Heraeus vs. Tung Pham
Corporate espionage and theft isn’t restricted to cases between two companies. It can also be between a company and an individual. In 2011, Heraeus Holding won a major suit against Tung Pham, a former employee of the company.
Heraeus alleged that, before leaving, Pham stole highly sensitive trade secrets—information linked to the development of a lead-free metallization paste. Pham also altered sensitive data linked with the project. The company found evidence of the theft shortly after his resignation and took immediate action by alerting the FBI and the U.S. Attorney’s office.
After Pham admitted that he had illegally acquired confidential information from the company’s computers and downloaded hundreds of trade secrets, Heraeus obtained a $500,000 judgment. Pham did not get to sell any of the secrets he stole, but if he had, the damage to the company would have been a lot greater.
In a statement the company released shortly thereafter, Heraeus promised that it would always remain vigilant “in protecting and exercising its trade secrets and intellectual property.”
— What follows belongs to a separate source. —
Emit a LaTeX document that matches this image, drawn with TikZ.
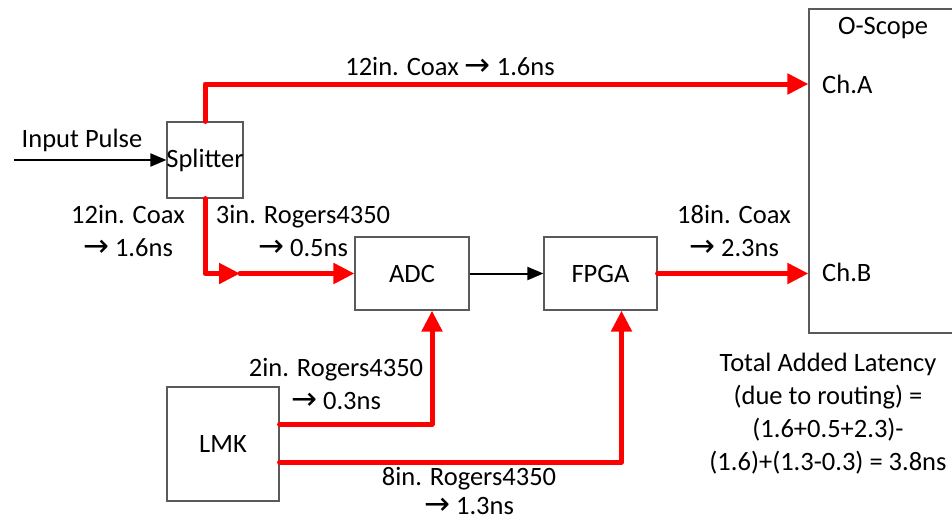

Corporate espionage is not limited to films and Joseph Finder novels—it happens every day. In the end, the only way to protect your company’s trade secrets is to adopt effective protection strategies. Some of these include compartmentalizing information flow, building adequate security measures, and identifying vulnerabilities in your corporate structure. Background checks and crisis management plans are also invaluable.
If you properly keep an eye on your business and put effective safeguards in place, you can better your chances of avoiding one of these situations. Because regardless of which side you’re on, you’ll lose—either by losing confidential information to a competitor or by losing money in a settlement after working with a defector from another company.
Be a model for the type of corporate behavior that you expect from others. At the end of the day, the most important thing is to maintain honesty and integrity in your own business.